How to Increase Website Conversions: Tips, Case Studies & Best Practices
If you’re looking for ways to up your conversion rate, there’s lots of information to wade through — case studies, conventional wisdom and old wives’ tales — but what will work for you?
The one thing that’s sure is that there’s no magic pill solution and no one size fits all advice that can be given here.
If you’re reading a case study that says one website or other has increased their conversion 600% by moving an image a bit to the left, know that you probably won’t be able to replicate their success.
The only hard and fast rule for increasing your conversion rate is test, test, test! Tweet this.
Find out what works best for your website and your business on your own.
While reading this post, keep in mind that this is not a list of foolproof methods that, upon implementation, will give any website 100% conversion rate. Rather, these are some suggestions of things to try onto your website. They’ve all worked for other businesses, and they might work for yours.
Bigger Buttons = Bigger Sales
Calls to action work — this is a no-brainer. SAP increased their conversion rate by placing a “DOWNLOAD NOW” button on their homepage where previously a small blue text link was. Lo and behold, downloads increased 32.5%.
One marketing firm, Impact, reported that they increased conversion rate by creating a new CTA — an in-line form that will allow users to convert on a form without clicking off the page in place of the outdated sidebar on their blog. The increase was 71%. Here’s what their homepage looks like now:
The lesson: stronger CTAs and more convenient, prominent forms and buttons work to increase conversion. You can do A/B testing with new designs to find out what design works best for your audience, but make sure it’s not a boring hyperlink — these, almost definitely, are the worst way to drive traffic.
Consistency is Key
So, you’ve got a big button on your site now, and it seems like more people are clicking it, but you haven’t quite reached your conversion goal. What you need to do first is check your page content. If the CTA on your button says “download,” but the CTA throughout your page says, “get the ebook” and “read this,” go in and make some edits. Consistency is key.
The language you use should not deviate, and it should be targeted at the right crowd. An educated market may like words like “receive an optimized version” where the general public will likely prefer “get a copy of the latest…” Making sense?
Specific Numbers Generate Higher Conversions
Highrise, a CRM software rotated five headline and subhead combinations to measure which increased conversion the most. The highest performing one was the one that emphasized the 30-day free trial in the headline and the less-than-sixty-seconds sign up in the subhead.
How many businesses? How much do they spend? Who cares? Here’s a marketing website that could benefit from following suit. Note the many confusing text links in this body text. There are about nine too many links, too much text, and no CTA. It’s confusing! A reader doesn’t know what decision to make.
The lesson: precision gets results. Numbers don’t lie, and you’ll do better by featuring specific, numbers-based promises, along with CTAs instead of giving vague descriptions surrounded by a wordy message.
K.I.S.S — Keep It Simple Sally
In the example used above, the company removed their site sidebar and replaced it with an in-line form, but simply removing the sidebar also increased 25.9% more opt-ins for Conversion Rate Experts.
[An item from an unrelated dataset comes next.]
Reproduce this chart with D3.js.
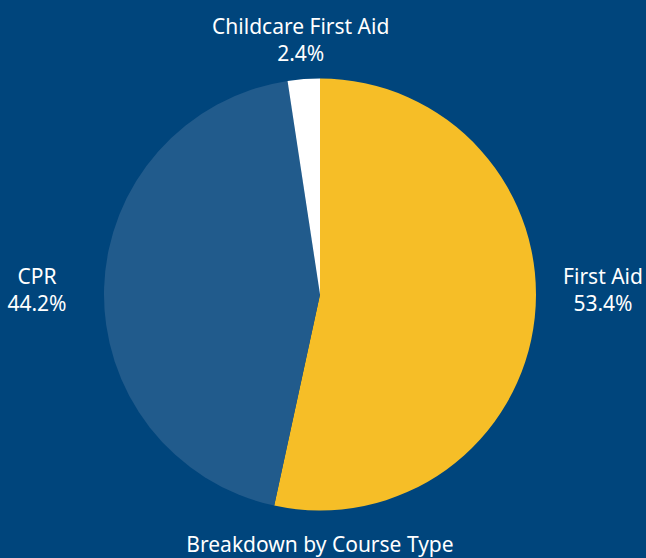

They used Crazy Egg to see how clicks were distributed on their homepage, and saw that their sidebar was distracting some people away from what they wanted them to focus on.
AssesmentDay also found that reducing content on their landing page increased conversion rate. After removing the FAQ and screenshot sections yielded them 62% and 56% increases in sales respectively. However, after removing both sections at the same time, they saw sales drop 3%.
The lesson: less is more. Removing non-crucial content will allow the visitor to place their focus on where you want it be.
Leverage the Use of Engaging Video
Treepodia, a company that creates video for ecommerce websites, tested the efficiency of video usage for jewelry vendors. They report that conversions for these sites increased 247% and that 8% of visitors chose to view the video.
Dropbox, the file-sharing and storage website, found an increase in conversion rate by 10% from adding video. Common Craft, a company that creates videos for websites, reports that the Dropbox video has been viewed 1million times total, and gets 30k hits a day.
They also say that it’s a little difficult to measure the effectiveness of the video alone in increasing conversions, since some users might have already come to the webpage with the intention to sign up. So, be sure to make use of analytics to read the data, paying attention to new visitors vs return visitors when testing for video engagement.
Know the Rules of A/B Testing
When you’re making changes to your page copy and you want to know what’s working and what’s not, you need to isolate your changes to one at a time. Analyze your conversion data about a week or two after implementing a change. By doing this, you will be able to tell which changes had an impact, and you can reuse those ones in the future.
Going through your page copy, from time to time will ensure that you’re getting the most out of your site content. The magic of copywriting happens during the editing phase. Online, editing should never end. Right now, you can start generating higher conversions by implementing the advice above.